Dirjen Pajak Yakin Bisa Penuhi Target Tebusan Tax Amnesty

Banyak kalangan, termasuk pengusaha pesimistis terhadap target pencapaian uang tebusan Rp 165 triliun dalam program pengampunan pajak.

oleh Fiki Ariyanti diperbarui 04 Sep 2016, 15:00 WIB
Diterbitkan 04 Sep 2016, 15:00 WIB
20160801-Presiden Jokowi Sosialisasikan Masalah Tax Amnesty
(ki-ka) Ketua Dewan Komisioner OJK Muliaman Hadad, Presiden Joko Widodo, Menteri Keuangan Sri Mulyani, Dirjen Pajak Ken Dwijugiasteadi mengikuti Sosialisasi Amnesti Pajak (Tax Amnesty) di Jakarta, Senin (1/8). (Liputan6.com/Faizal Fanani)

Liputan6.com, Jakarta - Banyak kalangan, termasuk pengusaha bahkan Ketua Tim Ahli Wakil Presiden (Wapres), Sofjan Wanandi pesimistis terhadap target pencapaian uang tebusan Rp 165 triliun dalam program pengampunan pajak atau tax amnesty. Namun Direktorat Jenderal (Ditjen) Pajak tetap optimistis mampu meraup target nasional yang telah disepakati.

"Kami punya data-data yang menjadi dasar perhitungan Rp 165 triliun. Jadi itu bukan angka yang datang dari langit, melainkan berdasarkan asumsi dan proyeksi bahwa angka itu bisa masuk.

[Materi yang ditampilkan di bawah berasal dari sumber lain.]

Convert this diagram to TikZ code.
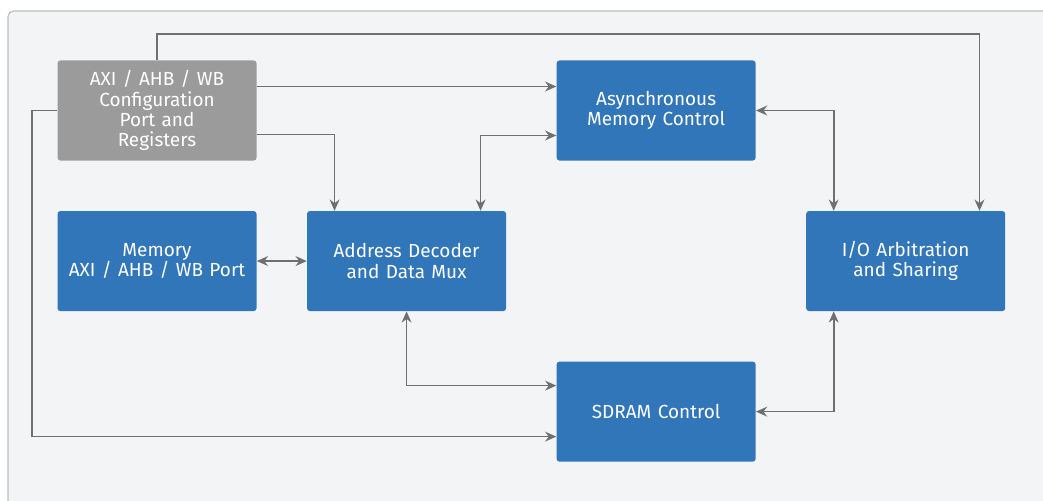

Kami yakin masih bisa dicapai," ucap Kepala Kanwil Ditjen Pajak WP Besar, Mekar Satria Utama di kantornya, Jakarta, Minggu (4/9/2016).

Mekar optimistis Kanwil Ditjen Pajak WP Besar mampu mengumpulkan Rp 50 triliun atau 30 persen dari target nasional Rp 165 triliun.

"Kami tunggu karena target itu buat gambaran buat teman-teman dalam bekerja. Tapi 30 persen itu bukan target dari kantor pusat, kami hanya ingin berkontribusi secara nasional. Ini target yang kita coba kejar sampai akhir tahun," tegas Mekar.

Strategi utamanya dengan aktif melakukan sosialisasi dan jemput bola mendatangi kantor WP Orang Pribadi maupun grup perusahaan.

Hingga saat ini, sambungnya, Kanwil Ditjen Pajak WP Besar sudah 500 WP besar prioritas, seperti perusahaan-perusahaan besar yang memiliki banyak karyawan contohnya grup perusahaan otomotif, perkebunan, perbankan yakni Bank Mandiri, Bank BCA, Bank BRI, CIMB Niaga, dan lainnya.

"Belum ada satupun yang saya dengar tidak mau ikut tax amnesty. Makanya kami selalu sosialisasikan bahwa kami kasih kesempatan 3 kali di tiga periode, jadi kalau sudah mendapatkan sebagian besar data 80-90 persen, disegerakan saja jangan sia-siakan periode pertama tarif rendah," papar Mekar.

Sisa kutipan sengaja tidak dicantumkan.